%%

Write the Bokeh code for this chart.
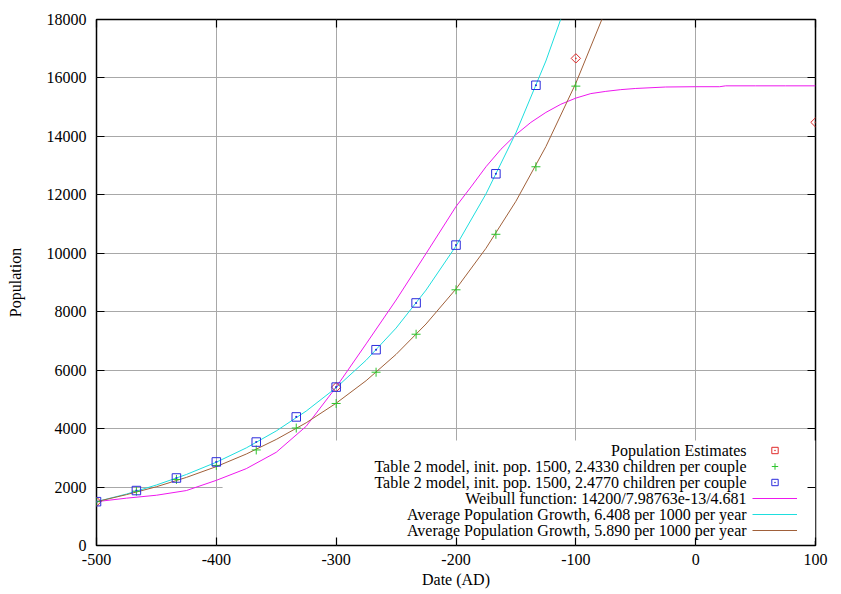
from bokeh.plotting import figure
from bokeh.models import (LinearAxis, Range1d, Legend, LegendItem, Label,
                          BoxAnnotation, FixedTicker)
from bokeh.embed import file_html
from bokeh.resources import INLINE

FONT = "Liberation Serif"
FS = "16px"

# ---------------- data ----------------
est_years = [-500, -300, -100, 100]
est_pop = [1500, 5420, 16670, 14480]

gen_years = [-500, -466.7, -433.3, -400, -366.7, -333.3, -300,
             -266.7, -233.3, -200, -166.7, -133.3, -100]
pop_2433 = [1500, 1860, 2260, 2740, 3270, 4020, 4860,
            5930, 7230, 8750, 10650, 12960, 15720]

gen_years_2477 = [-500, -466.7, -433.3, -400, -366.7, -333.3, -300,
                  -266.7, -233.3, -200, -166.7, -133.3]
pop_2477 = [1500, 1880, 2310, 2860, 3540, 4400, 5420,
            6700, 8300, 10280, 12720, 15750]

weibull_years = [-500, -475, -450, -425, -400, -375, -350, -325, -300,
                 -275, -250, -225, -200, -187.5, -175, -162.5, -150,
                 -137.5, -125, -112.5, -100, -87.5, -75, -62.5, -50,
                 -25, 0, 20, 25, 50, 75, 100]
weibull = [1500, 1620, 1720, 1880, 2230, 2630, 3190, 4080, 5420,
           6900, 8400, 9990, 11600, 12270, 12960, 13560, 14060,
           14480, 14820, 15100, 15310, 15465, 15540, 15600, 15640,
           15690, 15700, 15700, 15730, 15730, 15730, 15730]

growth_6408_years = [-500, -475, -450, -425, -400, -375, -350, -325, -300,
                     -275, -250, -225, -200, -175, -150, -125, -100]
growth_6408 = [1500, 1760, 2070, 2430, 2850, 3340, 3920, 4600, 5400,
               6340, 7440, 8740, 10250, 12030, 14120, 16580, 19460]

growth_5890_years = [-500, -475, -450, -425, -400, -375, -350, -325, -300,
                     -275, -250, -225, -200, -175, -150, -125, -100, -75]
growth_5890 = [1500, 1740, 2010, 2330, 2700, 3130, 3630, 4200, 4870,
               5640, 6540, 7580, 8780, 10170, 11780, 13650, 15820, 18330]

x_ticks = [-500, -400, -300, -200, -100, 0, 100]
x_tick_labels = ["-500", "-400", "-300", "-200", "-100", "0", "100"]
y_ticks = [0, 2000, 4000, 6000, 8000, 10000, 12000, 14000, 16000, 18000]

legend_labels = [
    "Population Estimates",
    "Table 2 model, init. pop. 1500, 2.4330 children per couple",
    "Table 2 model, init. pop. 1500, 2.4770 children per couple",
    "Weibull function: 14200/7.98763e-13/4.681",
    "Average Population Growth, 6.408 per 1000 per year",
    "Average Population Growth, 5.890 per 1000 per year",
]

# ---------------- styles ----------------
C_RED = "#e02a2a"
C_GREEN = "#2ec52e"
C_BLUE = "#2b2bdc"
C_MAGENTA = "#ee18ee"
C_CYAN = "#1edede"
C_BROWN = "#a0603a"
GRID = "#a8a8a8"

p = figure(width=841, height=594, output_backend="svg", toolbar_location=None,
           x_range=Range1d(-500, 100), y_range=Range1d(0, 18000),
           min_border_left=96, min_border_right=26, min_border_top=19,
           min_border_bottom=49, background_fill_color="white",
           border_fill_color="white")

p.outline_line_color = "black"
p.outline_line_width = 1.5

bottom_ax = p.below[0]
left_ax = p.left[0]
bottom_ax.ticker = FixedTicker(ticks=x_ticks)
bottom_ax.major_label_overrides = dict(zip(x_ticks, x_tick_labels))
left_ax.ticker = FixedTicker(ticks=y_ticks)

top_ax = LinearAxis(ticker=FixedTicker(ticks=x_ticks),
                    major_label_overrides={t: "" for t in x_ticks})
right_ax = LinearAxis(ticker=FixedTicker(ticks=y_ticks),
                      major_label_overrides={t: "" for t in y_ticks})
p.add_layout(top_ax, "above")
p.add_layout(right_ax, "right")

for ax in [bottom_ax, left_ax, top_ax, right_ax]:
    ax.axis_line_color = None
    ax.major_tick_in = 8
    ax.major_tick_out = 0
    ax.minor_tick_in = 0
    ax.minor_tick_out = 0
    ax.major_tick_line_color = "black"
    ax.major_tick_line_width = 1.2
    ax.major_label_text_font = FONT
    ax.major_label_text_font_size = FS
    ax.major_label_text_color = "black"
    ax.axis_label_text_font = FONT
    ax.axis_label_text_font_size = FS
    ax.axis_label_text_font_style = "normal"
    ax.axis_label_text_color = "black"

for ax in [top_ax, right_ax]:
    ax.major_label_standoff = 0
    ax.major_label_text_font_size = "0px"

bottom_ax.axis_label = "Date (AD)"
left_ax.axis_label = "Population"
bottom_ax.major_label_standoff = 8
bottom_ax.axis_label_standoff = 3
left_ax.major_label_standoff = 10
left_ax.axis_label_standoff = 20

p.xgrid.grid_line_color = GRID
p.ygrid.grid_line_color = GRID
p.xgrid.grid_line_width = 1
p.ygrid.grid_line_width = 1

# white legend background (hides the grid like gnuplot's key box)
p.add_layout(BoxAnnotation(left=-394.8, right=100, bottom=150, top=3590,
                           fill_color="white", fill_alpha=1.0,
                           line_color=None, level="underlay"))

# ---------------- series ----------------
r_w = p.line(weibull_years, weibull, line_color=C_MAGENTA, line_width=1)
r_c = p.line(growth_6408_years, growth_6408, line_color=C_CYAN, line_width=1)
r_b = p.line(growth_5890_years, growth_5890, line_color=C_BROWN, line_width=1)

r_est = p.scatter(est_years, est_pop, marker="square_dot", angle=0.7854,
                  size=6.6, line_color=C_RED, fill_color=None, line_width=1)
r_g = p.scatter(gen_years, pop_2433, marker="cross", size=9,
                line_color=C_GREEN, line_width=1)
r_sq = p.scatter(gen_years_2477, pop_2477, marker="square_dot", size=8.5,
                 line_color=C_BLUE, fill_color=None, line_width=1)

# ---------------- key (gnuplot style: text right, sample after) ----------------
key = Legend(items=[LegendItem(label="", renderers=[r]) for r in
                    [r_est, r_g, r_sq, r_w, r_c, r_b]],
             location=(656, 7), orientation="vertical",
             glyph_width=45, glyph_height=16, label_height=16,
             label_width=0, label_standoff=0, spacing=0, padding=0,
             margin=0, border_line_color=None, background_fill_alpha=0,
             label_text_font_size="1px")
p.add_layout(key, "center")

row_y = [3250, 2700, 2155, 1607, 1060, 513]
for lab, yy in zip(legend_labels, row_y):
    p.add_layout(Label(x=42.5, y=yy, text=lab, text_align="right",
                       text_baseline="middle", text_font=FONT,
                       text_font_size=FS, text_color="black"))

open("out.html", "w").write(file_html(p, INLINE))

%%

Everything from the first line to the line with "5930, 7230, 8750, 10650, 12960, 15720]" must be repeated exactly, and nothing else. Leave the pictures out.

EXERCISE SOLUTION -
Write the Bokeh code for this chart.
from bokeh.plotting import figure
from bokeh.models import (LinearAxis, Range1d, Legend, LegendItem, Label,
                          BoxAnnotation, FixedTicker)
from bokeh.embed import file_html
from bokeh.resources import INLINE

FONT = "Liberation Serif"
FS = "16px"

# ---------------- data ----------------
est_years = [-500, -300, -100, 100]
est_pop = [1500, 5420, 16670, 14480]

gen_years = [-500, -466.7, -433.3, -400, -366.7, -333.3, -300,
             -266.7, -233.3, -200, -166.7, -133.3, -100]
pop_2433 = [1500, 1860, 2260, 2740, 3270, 4020, 4860,
            5930, 7230, 8750, 10650, 12960, 15720]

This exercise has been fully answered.